Print only the lines from the top of the data through the line with "ax.text(xi, v +", both included, skipping every picture.

**Source data**
──────────────────────────────

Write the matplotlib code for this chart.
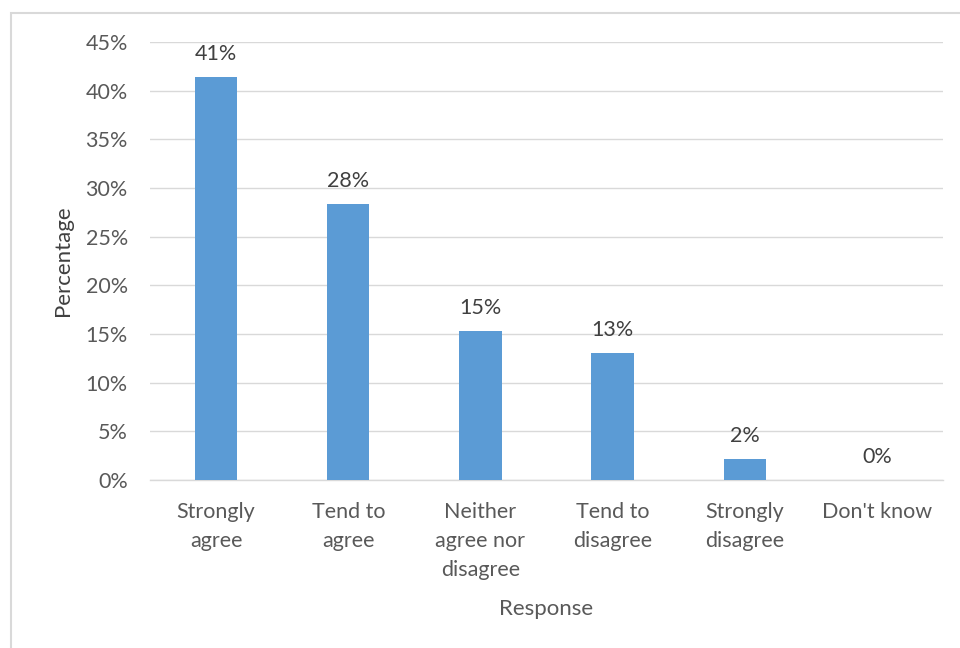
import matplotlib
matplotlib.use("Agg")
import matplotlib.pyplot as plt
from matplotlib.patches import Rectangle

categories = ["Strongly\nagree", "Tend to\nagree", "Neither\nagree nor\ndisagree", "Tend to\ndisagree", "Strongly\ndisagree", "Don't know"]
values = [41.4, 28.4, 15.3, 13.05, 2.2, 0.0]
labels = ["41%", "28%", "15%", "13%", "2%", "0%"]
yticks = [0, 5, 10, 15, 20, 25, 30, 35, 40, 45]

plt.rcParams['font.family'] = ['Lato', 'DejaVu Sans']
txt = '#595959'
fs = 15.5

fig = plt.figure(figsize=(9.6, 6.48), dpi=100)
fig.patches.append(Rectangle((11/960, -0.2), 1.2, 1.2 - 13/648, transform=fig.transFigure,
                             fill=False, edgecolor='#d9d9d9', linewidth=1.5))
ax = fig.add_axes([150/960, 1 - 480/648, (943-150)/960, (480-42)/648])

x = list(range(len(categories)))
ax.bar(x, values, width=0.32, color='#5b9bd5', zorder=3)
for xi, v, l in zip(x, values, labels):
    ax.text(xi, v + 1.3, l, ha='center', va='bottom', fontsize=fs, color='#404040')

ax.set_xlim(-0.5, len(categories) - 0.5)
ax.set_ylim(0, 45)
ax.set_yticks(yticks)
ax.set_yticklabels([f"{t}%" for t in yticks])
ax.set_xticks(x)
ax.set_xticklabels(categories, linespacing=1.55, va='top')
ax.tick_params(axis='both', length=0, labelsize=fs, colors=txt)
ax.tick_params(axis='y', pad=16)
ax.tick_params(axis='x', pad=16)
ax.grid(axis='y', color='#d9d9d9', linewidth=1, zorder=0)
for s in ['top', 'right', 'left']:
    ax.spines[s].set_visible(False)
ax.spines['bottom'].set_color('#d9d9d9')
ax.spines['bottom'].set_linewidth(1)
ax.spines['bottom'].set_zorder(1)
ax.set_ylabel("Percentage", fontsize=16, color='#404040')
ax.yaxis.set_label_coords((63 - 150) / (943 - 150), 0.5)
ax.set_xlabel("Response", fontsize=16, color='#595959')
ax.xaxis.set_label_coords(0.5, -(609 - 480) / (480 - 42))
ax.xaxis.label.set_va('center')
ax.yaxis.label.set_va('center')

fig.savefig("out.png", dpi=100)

──────────────────────────────

**Task result**
Write the matplotlib code for this chart.
import matplotlib
matplotlib.use("Agg")
import matplotlib.pyplot as plt
from matplotlib.patches import Rectangle

categories = ["Strongly\nagree", "Tend to\nagree", "Neither\nagree nor\ndisagree", "Tend to\ndisagree", "Strongly\ndisagree", "Don't know"]
values = [41.4, 28.4, 15.3, 13.05, 2.2, 0.0]
labels = ["41%", "28%", "15%", "13%", "2%", "0%"]
yticks = [0, 5, 10, 15, 20, 25, 30, 35, 40, 45]

plt.rcParams['font.family'] = ['Lato', 'DejaVu Sans']
txt = '#595959'
fs = 15.5

fig = plt.figure(figsize=(9.6, 6.48), dpi=100)
fig.patches.append(Rectangle((11/960, -0.2), 1.2, 1.2 - 13/648, transform=fig.transFigure,
                             fill=False, edgecolor='#d9d9d9', linewidth=1.5))
ax = fig.add_axes([150/960, 1 - 480/648, (943-150)/960, (480-42)/648])

x = list(range(len(categories)))
ax.bar(x, values, width=0.32, color='#5b9bd5', zorder=3)
for xi, v, l in zip(x, values, labels):
    ax.text(xi, v + 1.3, l, ha='center', va='bottom', fontsize=fs, color='#404040')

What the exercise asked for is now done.